Existential freedom is an excellent account of this phenomenon of freedom. Decisions really arise and are hard to make, involving mental labor. But this poses no problem for determinism. There simply is no problem in "reconciling" existentialism and determinism. Anyone who thinks they are unreconcilable either doesn't understand what the real position of existentialism does and does not assert, or they don't understand what the real position of determinism does and does not assert.
Actually, determinism has taken no hits from free-will. The only serious blow to determinism (as conventionally defined) was Copenhagenism and chaos, which are taken to disprove determinism because they "disprove" the possibility of predictablism-in-principle. And it's true, the great reasonability of the possibility that the world contains some genuine, unordered randomness, renders a fatal blow to 'determinism', as conventionally defined. But this does not automatically buy us the type of freedom we lust for (the power to control our own fate) and does not prove that we are indeed our own first cause, subject to no force of predetermination. Rather, the possibility of genuine randomness forces the definition of the position of determinism to be scaled back and slimmed down, to the actual traditional position known as 'fatalism'. Fatalism only claims a subset of what determinism claims. It does not claim predictability through mastering the patterns of nature. It does not frame the universe as a domino chain of events moving from past to future. Rather, it conceives the universe as being a giant static block. By 'static', I mean that the time axis does exist, and that 'change' in some particular sense does exist. But the future acts already exist, eternally. All future actions are already cast in stone, just like past actions. This may be a result of the position of determinism, but for fatalism, this picture is more like the starting point, the core of their position, not just a deduction that follows from highly hypothetical assumptions about predictability of domino-events.
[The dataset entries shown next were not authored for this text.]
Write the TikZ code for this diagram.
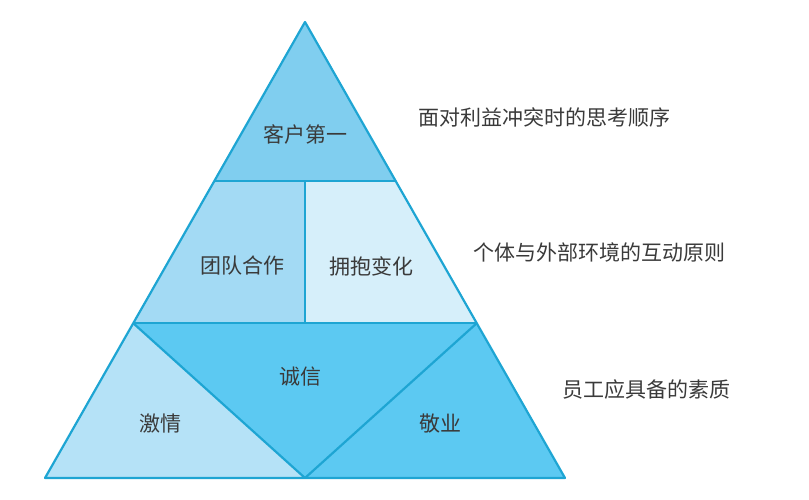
\documentclass[tikz,border=0pt]{standalone}
\usepackage{fontspec}
\newfontfamily\cjk{Noto Sans CJK SC}
\definecolor{edge}{HTML}{1EA5D3}
\definecolor{cA}{HTML}{80CEEF}
\definecolor{cB}{HTML}{A3DAF4}
\definecolor{cC}{HTML}{D6EFFA}
\definecolor{cD}{HTML}{5CC9F2}
\definecolor{cE}{HTML}{B5E2F7}
\definecolor{txt}{HTML}{3A3A3A}
\begin{document}
\begin{tikzpicture}[x=1pt,y=-1pt,
  part/.style={draw=edge,line width=2.2pt,line join=round},
  lbl/.style={font=\cjk\fontsize{21}{24}\selectfont,text=txt,inner sep=0pt}]
\useasboundingbox (0,0) rectangle (809,500);
\coordinate (T) at (305,22);
\coordinate (L) at (45,478);
\coordinate (R) at (565,478);
\coordinate (M) at (305,478);
\coordinate (A1) at (214,181);
\coordinate (A2) at (396,181);
\coordinate (A3) at (305,181);
\coordinate (B1) at (133,323);
\coordinate (B2) at (477,323);
\coordinate (B3) at (305,323);
\fill[cA] (T)--(A2)--(A1)--cycle;
\fill[cB] (A1)--(A3)--(B3)--(B1)--cycle;
\fill[cC] (A3)--(A2)--(B2)--(B3)--cycle;
\fill[cE] (B1)--(M)--(L)--cycle;
\fill[cD] (B1)--(B2)--(M)--cycle;
\fill[cD] (B2)--(R)--(M)--cycle;
\draw[part] (A1)--(A2);
\draw[part] (A3)--(B3);
\draw[part] (B1)--(B2);
\draw[part] (B1)--(M)--(B2);
\draw[part] (T)--(L)--(R)--cycle;
\node[lbl] (n1) at (305,134) {客户第一};
\node[lbl] (n2) at (242,266) {团队合作};
\node[lbl] (n3) at (371,266) {拥抱变化};
\node[lbl] (n4) at (300,377) {诚信};
\node[lbl] (n5) at (160,424) {激情};
\node[lbl] (n6) at (440,424) {敬业};
\node[lbl,anchor=west] (r1) at (418,117) {面对利益冲突时的思考顺序};
\node[lbl,anchor=west] (r2) at (473,252) {个体与外部环境的互动原则};
\node[lbl,anchor=west] (r3) at (562,390) {员工应具备的素质};
\end{tikzpicture}
\end{document}
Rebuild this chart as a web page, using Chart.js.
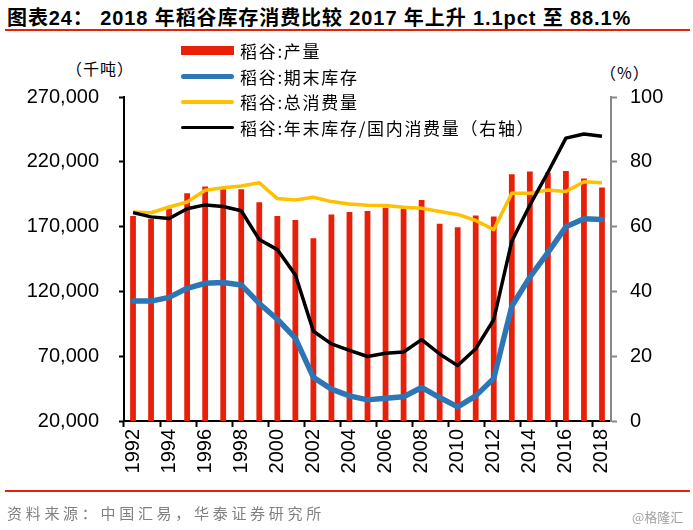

Determinism says that the future doesn't exist, but that the dominos of events, falling from past to future, are bound to bring about a particular future, because the dominos have a definite way of falling. Fatalism almost works backwards from that: it starts off saying that all future events already exist, fixed in stone like past events, and that all events along the time axis may fit together more or less perfectly, but they are all fixed, even if chaotic.
These 3 positions are "accounts". We seek the most coherent account, that "accounts" successfully for all experienced data, as concisely as possible. Conventional free-will accounts are satisfactory, as far as they go. But they don't go far. They just reiterate endlessly that our sense of freedom exists, undeniably. Determinism has an elegant core, but with grotesque, unwieldy additions (predictablism and total order or non-randomness) and an overly modernist, linear-progress metaphysics (the domino model of time). Fatalism successfully integrates all the strong points of determinism, without venturing out on a limb with it; is more sincere and firm in its conception of the future as fixed eternally, so much so that the future becomes another place that "currently" exists already; and offers a full account of the sense of freedom and the uncontrovertible datum or fact of our existential situatedness as decision-makers.
There is no logical refutation of Fatalism, only a moral refutation. It is compatible with genuine randomness, chaos, change, existential decision-making, and the sense of freedom. We have the power to control our thoughts and actions. But we don't have the power to control our fate, because fate has already fixed all of our thoughts and actions at all points in the spacetime block.
Some will say that there is an implicit assumption in saying "the" spacetime block. What if there are multiple branching universes? But the answer is that even if there are branches and multiple parallel universes, the branching is fated, and so are all events and thoughts in each parallel universe. If the totality of existence includes multiple universes, then the world is a fixed meta-universe. This point is important because this implicit assumption of non-branching is made in the medieval conception of God's preordaining of action -- that "God sees all points in time as if immediately present". Such a view, of "all points in time", already implicitly assumes that there is a single time axis, a single future story playing out.
Fatalism is a perfectly slim, perfectly flexible account that corrects and resolves both positions -- 'determinism', as conventionally defined, and 'free will', as conventionally defined -- and, with the full development of existentialism, offers the first satisfactory account of the experience of freedom that fits into a rational metaphysical model of the universe and time.